Copy exactly, leaving out every image, the lines from the one with "Output the Python" through the one with "import seaborn as sns", inclusive.

• **GIVEN INFORMATION**
* * *
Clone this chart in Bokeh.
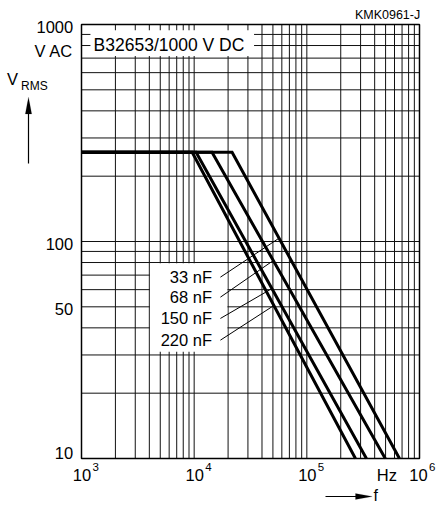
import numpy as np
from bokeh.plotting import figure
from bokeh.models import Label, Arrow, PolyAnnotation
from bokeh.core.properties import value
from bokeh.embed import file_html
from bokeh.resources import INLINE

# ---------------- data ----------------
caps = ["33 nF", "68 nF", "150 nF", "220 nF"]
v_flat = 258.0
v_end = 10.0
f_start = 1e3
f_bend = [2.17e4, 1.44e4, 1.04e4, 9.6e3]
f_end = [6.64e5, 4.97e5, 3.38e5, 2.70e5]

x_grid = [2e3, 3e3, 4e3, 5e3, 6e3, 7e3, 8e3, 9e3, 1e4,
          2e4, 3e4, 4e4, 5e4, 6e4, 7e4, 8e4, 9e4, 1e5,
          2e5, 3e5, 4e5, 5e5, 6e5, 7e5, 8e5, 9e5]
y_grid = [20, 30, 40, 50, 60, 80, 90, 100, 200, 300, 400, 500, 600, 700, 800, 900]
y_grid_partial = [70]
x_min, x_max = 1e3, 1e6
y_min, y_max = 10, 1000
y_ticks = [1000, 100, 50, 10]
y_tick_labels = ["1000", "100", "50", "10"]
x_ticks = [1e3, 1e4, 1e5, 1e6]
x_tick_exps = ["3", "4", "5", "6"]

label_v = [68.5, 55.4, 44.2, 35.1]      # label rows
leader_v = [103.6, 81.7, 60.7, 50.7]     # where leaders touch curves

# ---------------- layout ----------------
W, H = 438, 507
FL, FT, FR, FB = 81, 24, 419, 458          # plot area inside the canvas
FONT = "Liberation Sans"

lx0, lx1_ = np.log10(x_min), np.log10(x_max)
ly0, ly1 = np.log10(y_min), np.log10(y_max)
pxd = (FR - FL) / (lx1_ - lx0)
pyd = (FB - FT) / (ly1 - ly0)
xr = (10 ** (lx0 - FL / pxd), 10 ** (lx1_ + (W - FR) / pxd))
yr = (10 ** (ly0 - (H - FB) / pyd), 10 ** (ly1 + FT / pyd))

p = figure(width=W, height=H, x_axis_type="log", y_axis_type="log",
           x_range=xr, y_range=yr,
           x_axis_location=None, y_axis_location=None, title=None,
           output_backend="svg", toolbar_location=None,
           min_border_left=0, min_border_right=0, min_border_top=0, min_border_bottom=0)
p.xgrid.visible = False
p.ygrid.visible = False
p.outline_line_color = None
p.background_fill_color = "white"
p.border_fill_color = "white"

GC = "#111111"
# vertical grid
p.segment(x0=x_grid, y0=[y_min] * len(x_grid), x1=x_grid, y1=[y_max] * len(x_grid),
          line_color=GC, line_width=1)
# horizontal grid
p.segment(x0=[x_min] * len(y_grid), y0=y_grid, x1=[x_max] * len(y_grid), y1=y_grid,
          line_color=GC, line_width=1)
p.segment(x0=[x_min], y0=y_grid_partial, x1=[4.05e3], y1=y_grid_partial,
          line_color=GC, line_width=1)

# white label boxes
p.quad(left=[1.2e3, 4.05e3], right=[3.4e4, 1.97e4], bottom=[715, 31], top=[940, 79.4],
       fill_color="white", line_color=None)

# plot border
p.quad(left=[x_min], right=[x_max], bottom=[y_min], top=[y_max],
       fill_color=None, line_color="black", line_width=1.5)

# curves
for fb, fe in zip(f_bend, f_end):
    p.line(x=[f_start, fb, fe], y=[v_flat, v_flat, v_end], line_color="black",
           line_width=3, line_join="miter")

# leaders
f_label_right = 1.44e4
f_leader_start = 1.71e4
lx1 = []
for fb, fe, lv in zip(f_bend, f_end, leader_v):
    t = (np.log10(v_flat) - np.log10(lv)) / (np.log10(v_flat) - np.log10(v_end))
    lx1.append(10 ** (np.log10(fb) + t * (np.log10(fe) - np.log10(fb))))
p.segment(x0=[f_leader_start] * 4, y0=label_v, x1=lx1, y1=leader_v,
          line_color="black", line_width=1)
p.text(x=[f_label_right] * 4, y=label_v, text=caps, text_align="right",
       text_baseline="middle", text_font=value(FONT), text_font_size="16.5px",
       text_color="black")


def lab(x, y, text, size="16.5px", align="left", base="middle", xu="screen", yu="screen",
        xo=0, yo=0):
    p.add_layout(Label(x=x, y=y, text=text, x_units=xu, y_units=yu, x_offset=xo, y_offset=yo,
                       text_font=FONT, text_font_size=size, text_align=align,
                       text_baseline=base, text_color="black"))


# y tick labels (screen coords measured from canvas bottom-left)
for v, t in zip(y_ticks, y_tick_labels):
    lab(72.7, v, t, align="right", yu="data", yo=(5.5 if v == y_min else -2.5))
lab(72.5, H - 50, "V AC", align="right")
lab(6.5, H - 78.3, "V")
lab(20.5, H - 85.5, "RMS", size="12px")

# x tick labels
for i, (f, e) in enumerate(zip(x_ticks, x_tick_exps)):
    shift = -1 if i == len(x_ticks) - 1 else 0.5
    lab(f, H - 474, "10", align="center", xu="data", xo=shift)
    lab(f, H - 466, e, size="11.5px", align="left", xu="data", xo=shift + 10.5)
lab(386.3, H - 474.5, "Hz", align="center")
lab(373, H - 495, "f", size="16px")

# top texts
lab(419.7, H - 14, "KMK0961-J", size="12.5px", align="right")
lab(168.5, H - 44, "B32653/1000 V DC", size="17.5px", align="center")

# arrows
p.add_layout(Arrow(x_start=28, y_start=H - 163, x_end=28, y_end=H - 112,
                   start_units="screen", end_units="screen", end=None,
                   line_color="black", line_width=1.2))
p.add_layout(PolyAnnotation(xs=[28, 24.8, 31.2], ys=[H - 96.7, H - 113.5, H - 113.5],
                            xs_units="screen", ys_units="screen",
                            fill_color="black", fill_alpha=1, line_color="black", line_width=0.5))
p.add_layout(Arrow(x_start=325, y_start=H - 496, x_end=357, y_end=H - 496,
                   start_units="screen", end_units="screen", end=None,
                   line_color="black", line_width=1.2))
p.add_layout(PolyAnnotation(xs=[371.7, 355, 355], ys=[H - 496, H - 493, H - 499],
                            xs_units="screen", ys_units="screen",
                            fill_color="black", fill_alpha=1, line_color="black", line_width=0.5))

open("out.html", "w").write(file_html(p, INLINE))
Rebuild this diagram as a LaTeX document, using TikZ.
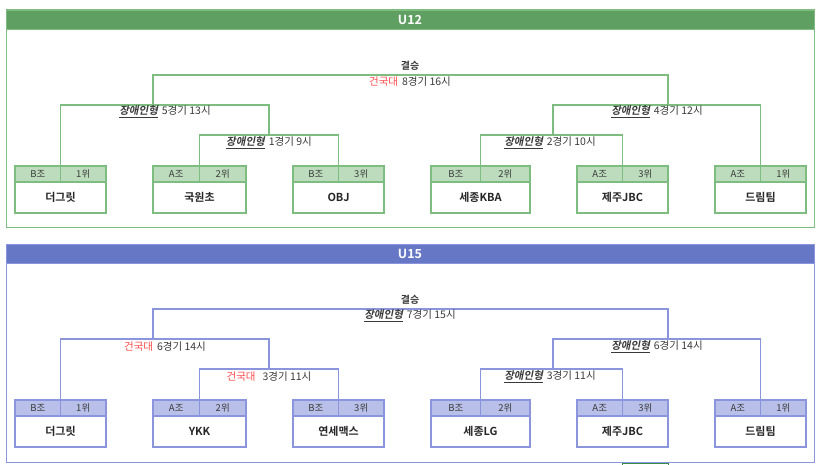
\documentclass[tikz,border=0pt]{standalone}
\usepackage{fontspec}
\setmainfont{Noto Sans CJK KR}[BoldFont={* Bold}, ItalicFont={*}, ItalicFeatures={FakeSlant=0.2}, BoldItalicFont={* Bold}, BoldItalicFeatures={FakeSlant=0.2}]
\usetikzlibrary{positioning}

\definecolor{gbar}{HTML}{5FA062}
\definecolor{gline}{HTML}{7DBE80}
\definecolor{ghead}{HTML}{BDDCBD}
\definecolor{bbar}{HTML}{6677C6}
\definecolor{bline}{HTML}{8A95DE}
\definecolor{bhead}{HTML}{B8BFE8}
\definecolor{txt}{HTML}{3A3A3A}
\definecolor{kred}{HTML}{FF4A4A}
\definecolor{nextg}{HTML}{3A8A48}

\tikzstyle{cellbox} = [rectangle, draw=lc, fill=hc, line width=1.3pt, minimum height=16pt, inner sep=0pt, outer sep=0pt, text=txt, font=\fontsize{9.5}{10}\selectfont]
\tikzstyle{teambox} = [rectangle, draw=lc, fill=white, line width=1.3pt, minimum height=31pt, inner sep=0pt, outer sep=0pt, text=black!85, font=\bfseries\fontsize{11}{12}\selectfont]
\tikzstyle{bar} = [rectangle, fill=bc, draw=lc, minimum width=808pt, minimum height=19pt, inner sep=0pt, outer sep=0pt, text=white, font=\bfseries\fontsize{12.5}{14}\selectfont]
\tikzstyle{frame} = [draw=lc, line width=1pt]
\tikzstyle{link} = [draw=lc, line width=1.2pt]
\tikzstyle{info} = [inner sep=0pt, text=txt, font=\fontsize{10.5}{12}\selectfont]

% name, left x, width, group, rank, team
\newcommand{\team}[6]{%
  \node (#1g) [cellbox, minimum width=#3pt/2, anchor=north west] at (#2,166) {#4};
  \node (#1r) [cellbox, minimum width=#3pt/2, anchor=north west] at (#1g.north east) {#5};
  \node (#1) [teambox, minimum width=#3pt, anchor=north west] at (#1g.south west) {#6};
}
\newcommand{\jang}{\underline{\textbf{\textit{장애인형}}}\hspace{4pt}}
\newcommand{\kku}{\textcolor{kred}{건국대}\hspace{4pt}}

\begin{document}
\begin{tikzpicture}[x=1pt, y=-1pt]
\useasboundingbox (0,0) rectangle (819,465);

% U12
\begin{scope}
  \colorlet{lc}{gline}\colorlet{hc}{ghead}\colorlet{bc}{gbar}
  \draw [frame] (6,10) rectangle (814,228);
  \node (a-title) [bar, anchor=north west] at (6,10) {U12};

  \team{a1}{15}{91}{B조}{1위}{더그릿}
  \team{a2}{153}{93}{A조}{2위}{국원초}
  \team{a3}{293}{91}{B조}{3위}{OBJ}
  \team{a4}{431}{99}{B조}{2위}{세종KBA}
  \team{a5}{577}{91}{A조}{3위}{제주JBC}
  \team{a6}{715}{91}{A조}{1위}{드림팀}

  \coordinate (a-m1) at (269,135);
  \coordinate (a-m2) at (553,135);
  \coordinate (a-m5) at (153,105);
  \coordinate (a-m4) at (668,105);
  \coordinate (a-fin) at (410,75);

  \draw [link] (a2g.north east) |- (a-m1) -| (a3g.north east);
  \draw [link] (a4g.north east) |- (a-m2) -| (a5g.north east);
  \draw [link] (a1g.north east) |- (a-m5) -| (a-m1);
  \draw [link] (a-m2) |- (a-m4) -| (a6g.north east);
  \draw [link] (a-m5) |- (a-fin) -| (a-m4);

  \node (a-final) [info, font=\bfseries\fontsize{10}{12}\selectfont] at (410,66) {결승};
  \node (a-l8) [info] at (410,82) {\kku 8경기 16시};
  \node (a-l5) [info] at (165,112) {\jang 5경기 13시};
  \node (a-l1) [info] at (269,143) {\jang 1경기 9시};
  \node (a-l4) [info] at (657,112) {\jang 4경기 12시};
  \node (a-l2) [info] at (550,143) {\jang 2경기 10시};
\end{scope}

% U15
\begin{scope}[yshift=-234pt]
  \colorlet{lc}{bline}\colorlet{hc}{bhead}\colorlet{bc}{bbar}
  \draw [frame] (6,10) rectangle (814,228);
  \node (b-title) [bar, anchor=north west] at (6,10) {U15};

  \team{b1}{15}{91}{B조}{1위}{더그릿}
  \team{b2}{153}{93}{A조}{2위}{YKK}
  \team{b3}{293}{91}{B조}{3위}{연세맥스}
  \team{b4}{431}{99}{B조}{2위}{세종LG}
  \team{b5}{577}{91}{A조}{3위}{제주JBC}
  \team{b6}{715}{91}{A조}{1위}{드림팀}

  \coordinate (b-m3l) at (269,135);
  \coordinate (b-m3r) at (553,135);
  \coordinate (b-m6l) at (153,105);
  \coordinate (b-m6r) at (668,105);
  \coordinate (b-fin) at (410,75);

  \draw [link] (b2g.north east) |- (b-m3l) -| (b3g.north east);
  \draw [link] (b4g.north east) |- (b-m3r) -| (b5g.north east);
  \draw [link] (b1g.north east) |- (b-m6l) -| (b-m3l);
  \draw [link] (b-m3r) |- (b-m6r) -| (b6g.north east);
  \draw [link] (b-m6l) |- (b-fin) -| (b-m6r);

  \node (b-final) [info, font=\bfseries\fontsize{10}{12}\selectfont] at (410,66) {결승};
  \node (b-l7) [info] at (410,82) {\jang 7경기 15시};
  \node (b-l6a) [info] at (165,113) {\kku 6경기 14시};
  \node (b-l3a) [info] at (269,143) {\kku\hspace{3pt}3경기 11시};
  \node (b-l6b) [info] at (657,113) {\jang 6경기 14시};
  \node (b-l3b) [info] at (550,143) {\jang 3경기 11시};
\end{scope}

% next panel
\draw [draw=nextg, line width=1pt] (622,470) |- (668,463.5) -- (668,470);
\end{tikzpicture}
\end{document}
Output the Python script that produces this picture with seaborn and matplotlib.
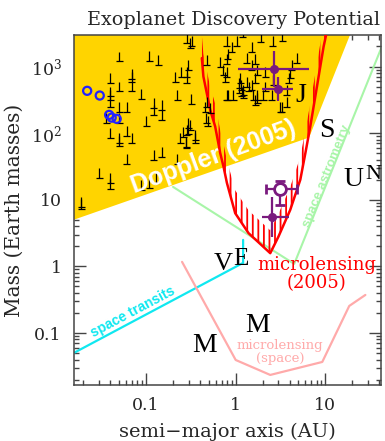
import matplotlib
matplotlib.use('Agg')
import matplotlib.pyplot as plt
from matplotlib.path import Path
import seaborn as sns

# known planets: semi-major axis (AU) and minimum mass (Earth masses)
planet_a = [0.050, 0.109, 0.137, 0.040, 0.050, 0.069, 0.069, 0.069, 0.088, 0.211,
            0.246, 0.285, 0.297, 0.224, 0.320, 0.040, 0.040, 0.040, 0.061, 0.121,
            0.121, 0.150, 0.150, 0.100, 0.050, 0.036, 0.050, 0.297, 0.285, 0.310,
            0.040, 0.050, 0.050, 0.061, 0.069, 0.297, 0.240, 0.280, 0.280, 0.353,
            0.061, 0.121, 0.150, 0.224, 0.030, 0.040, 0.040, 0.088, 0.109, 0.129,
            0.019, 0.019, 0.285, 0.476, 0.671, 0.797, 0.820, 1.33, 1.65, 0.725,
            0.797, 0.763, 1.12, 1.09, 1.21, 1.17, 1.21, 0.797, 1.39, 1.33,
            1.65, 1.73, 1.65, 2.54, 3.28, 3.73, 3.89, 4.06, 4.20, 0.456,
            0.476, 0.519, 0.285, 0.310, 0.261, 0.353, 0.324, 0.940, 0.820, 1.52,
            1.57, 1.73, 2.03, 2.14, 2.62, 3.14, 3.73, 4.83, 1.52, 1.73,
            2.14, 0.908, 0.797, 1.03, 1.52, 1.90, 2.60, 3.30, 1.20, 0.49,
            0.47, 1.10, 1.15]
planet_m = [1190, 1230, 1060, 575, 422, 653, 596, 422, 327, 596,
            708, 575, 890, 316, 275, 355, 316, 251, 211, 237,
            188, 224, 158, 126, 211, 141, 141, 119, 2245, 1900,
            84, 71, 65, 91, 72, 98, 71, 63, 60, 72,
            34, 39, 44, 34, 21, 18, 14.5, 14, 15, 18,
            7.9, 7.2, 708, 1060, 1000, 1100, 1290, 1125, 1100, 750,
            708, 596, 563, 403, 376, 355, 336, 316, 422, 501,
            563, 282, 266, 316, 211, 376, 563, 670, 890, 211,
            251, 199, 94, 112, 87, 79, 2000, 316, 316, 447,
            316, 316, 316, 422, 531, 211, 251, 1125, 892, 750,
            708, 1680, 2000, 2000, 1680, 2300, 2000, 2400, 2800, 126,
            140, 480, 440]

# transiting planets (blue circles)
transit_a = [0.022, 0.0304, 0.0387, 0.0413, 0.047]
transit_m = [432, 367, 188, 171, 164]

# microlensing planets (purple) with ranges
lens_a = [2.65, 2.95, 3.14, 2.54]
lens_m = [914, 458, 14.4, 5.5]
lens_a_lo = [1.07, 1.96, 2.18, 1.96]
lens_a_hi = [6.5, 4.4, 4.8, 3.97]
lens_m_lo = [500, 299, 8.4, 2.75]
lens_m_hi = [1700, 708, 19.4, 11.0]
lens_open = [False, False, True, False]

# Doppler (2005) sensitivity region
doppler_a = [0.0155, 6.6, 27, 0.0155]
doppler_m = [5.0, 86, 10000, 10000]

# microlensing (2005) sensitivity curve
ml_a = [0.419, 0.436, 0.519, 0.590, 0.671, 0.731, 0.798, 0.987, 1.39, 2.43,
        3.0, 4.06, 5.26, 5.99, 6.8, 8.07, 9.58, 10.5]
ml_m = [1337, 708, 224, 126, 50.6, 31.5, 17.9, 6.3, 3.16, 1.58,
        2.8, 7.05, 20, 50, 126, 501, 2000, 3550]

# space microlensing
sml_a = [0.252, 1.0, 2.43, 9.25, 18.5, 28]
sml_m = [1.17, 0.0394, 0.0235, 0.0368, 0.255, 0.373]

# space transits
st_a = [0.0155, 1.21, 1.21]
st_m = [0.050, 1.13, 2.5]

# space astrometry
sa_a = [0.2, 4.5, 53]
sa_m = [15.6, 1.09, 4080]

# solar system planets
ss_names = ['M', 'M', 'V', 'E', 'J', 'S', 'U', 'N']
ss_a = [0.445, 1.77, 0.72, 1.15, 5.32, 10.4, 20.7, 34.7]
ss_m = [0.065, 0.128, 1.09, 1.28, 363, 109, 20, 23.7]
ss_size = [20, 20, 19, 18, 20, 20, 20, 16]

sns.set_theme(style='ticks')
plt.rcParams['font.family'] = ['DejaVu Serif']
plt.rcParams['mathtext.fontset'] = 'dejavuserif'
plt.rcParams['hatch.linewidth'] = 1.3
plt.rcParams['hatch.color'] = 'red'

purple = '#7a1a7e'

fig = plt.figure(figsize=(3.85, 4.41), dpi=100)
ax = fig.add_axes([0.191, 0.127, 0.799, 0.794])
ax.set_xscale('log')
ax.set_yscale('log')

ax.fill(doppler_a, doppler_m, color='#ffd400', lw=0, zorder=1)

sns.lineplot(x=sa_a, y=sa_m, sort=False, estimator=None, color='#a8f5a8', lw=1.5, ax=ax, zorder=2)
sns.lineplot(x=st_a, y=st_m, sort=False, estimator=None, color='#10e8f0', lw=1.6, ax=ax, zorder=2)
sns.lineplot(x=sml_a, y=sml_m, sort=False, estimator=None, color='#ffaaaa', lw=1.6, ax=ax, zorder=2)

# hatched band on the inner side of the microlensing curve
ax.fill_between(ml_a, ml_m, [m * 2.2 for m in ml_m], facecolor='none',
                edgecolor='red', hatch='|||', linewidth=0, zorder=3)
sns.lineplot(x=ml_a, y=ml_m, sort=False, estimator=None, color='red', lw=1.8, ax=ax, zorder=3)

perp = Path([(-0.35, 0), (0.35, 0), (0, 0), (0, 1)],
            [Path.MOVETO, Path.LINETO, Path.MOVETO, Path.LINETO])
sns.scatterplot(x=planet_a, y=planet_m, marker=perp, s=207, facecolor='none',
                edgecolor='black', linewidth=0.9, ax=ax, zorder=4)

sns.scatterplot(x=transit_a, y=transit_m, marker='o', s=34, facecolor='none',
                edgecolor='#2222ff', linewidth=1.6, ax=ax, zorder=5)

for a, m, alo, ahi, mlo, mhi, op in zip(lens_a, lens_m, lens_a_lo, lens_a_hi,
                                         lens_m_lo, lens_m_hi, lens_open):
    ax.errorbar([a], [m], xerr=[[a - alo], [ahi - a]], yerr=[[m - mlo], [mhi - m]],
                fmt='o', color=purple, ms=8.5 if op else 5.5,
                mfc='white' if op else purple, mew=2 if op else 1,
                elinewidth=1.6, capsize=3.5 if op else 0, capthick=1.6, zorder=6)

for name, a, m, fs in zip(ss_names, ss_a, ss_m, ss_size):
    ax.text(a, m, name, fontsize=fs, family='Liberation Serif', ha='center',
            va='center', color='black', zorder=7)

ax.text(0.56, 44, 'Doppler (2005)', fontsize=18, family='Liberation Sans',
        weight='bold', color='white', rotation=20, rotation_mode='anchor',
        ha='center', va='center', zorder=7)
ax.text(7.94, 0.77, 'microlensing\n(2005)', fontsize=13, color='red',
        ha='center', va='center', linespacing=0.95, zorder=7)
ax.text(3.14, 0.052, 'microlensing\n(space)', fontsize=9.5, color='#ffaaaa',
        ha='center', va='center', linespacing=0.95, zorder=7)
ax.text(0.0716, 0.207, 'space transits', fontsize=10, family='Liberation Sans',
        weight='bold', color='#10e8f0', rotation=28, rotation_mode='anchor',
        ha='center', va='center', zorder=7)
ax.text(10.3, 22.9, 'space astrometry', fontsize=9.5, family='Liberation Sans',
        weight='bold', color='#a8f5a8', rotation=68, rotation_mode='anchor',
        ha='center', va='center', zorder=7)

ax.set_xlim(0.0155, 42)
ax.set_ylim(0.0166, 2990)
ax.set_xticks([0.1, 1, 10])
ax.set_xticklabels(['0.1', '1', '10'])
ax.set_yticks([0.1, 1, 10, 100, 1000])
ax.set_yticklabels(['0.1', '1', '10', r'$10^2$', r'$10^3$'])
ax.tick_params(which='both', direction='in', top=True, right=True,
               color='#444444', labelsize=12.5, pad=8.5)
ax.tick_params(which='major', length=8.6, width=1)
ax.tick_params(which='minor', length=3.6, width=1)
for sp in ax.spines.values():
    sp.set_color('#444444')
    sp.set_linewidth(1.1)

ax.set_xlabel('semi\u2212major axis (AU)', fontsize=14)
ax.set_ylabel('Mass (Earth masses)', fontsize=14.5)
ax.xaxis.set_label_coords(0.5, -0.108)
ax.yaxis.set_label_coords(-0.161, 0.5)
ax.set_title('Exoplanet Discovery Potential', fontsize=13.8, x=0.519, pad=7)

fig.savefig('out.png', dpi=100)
* * *
• **RESULT OF THE EXERCISE**
Output the Python script that produces this picture with seaborn and matplotlib.
import matplotlib
matplotlib.use('Agg')
import matplotlib.pyplot as plt
from matplotlib.path import Path
import seaborn as sns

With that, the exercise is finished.